Pissed and Seething my spare bedroom
So yeah, mom got back from nassau this week. She left thursday and got back tonight. Within a few minutes of her being back I was already missing Nan. I know it sounds bad to say but I was. I wasn't upset that mom had gone to the damn bahamas in february while leaving me here....I was pissed. And I mean really pissed. To the point of screaming pissed. It wasn't so much that she left without me, but that she left with Scott. I really just don't enjoy his company. Mom's always like, he treats you like a daughter, he really likes you. Thats why it bothers me so much. I feel guilty for not liking him hardly at all. That and the fact that I feel like mom is practically using him to make her life easier. I feel bad for disliking him and knowing that I shouldn't. I wish he just didn't "like" me at all. That way the feeling would be mutual and I would at least have a decent reason for not liking him.

But who can blame me, I don't like any guys in my house. No matter what it starts out like, it just ends up with my mother away or on the phone constantly for months before she starts spending all of her damn waking moments with the guy and then a few months later bitching about him constantly. Then they'll eventually break up and I'll be stuck with her moping or bitching or some other s**t that I don't want to ******** deal with. I don't trust men, experience has taught me not to with my own damn life, so why should I like any guy that comes into this house? The most I can ever think about them is "temporary". Thats why I don't date, flirtation is fine, a few sexual experiences....fine. But god help me when I actually date the person. I feel enclosed, claustrophobic, untrusting, and I just hate being around them and gaurd myself from them. Thats why,even with the offers I do get at school, I turn them down. I don't like feeling like s**t just to date someone. Kasey just thinks I'm in a dry slump, but none of my friends ever get on here anymore anyways, so it's ok to type all of this out without caring about who the ******** sees it.

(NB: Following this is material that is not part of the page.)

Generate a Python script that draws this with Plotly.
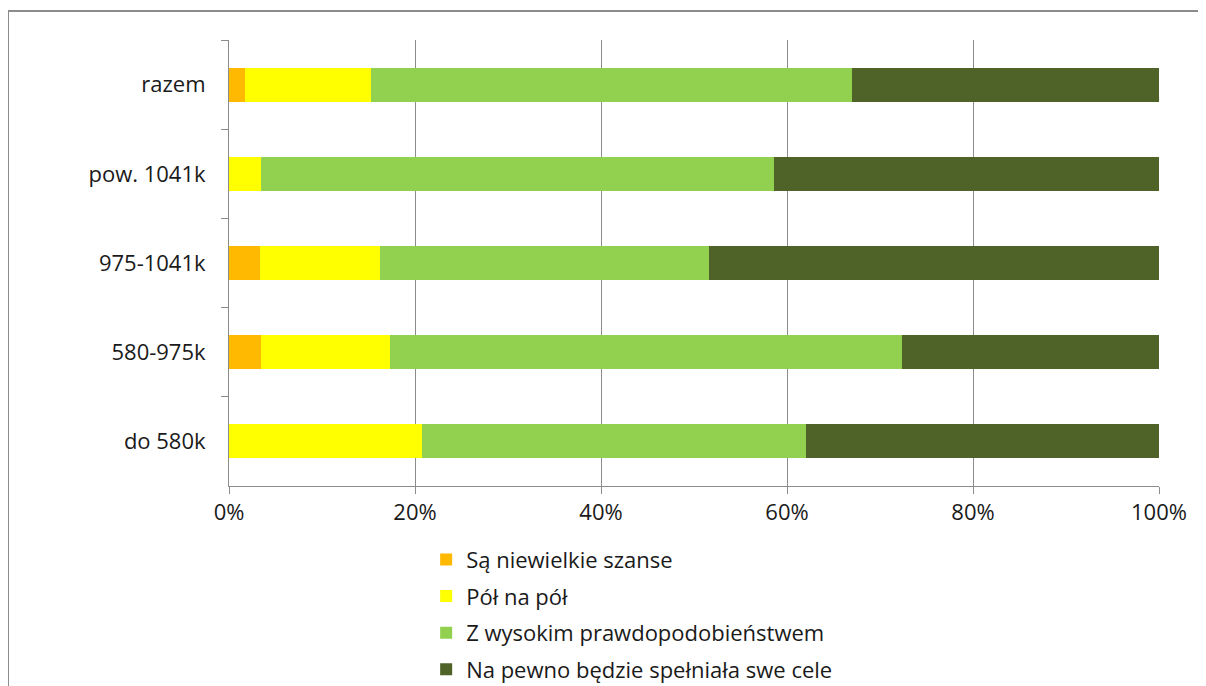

So yeah, when mom got back tonight, she had a few things for me (nothing really nice, just a few tourist trinkets) she got me a starfish (which I would rather it be back in the ocean alive than in my kitchen preserved with formaldahide), a keychain, a pen, a game set (which I actually thought she got from a cracker barrel down there or something, a box of magnets, a black t-shirt that says nassau on it, and a coconut shell turtle that moves when you pull a string. I appreciated the thought, but in all honesty, I would have been happier with nothing so that I wouldn't feel like I'd missed something at all.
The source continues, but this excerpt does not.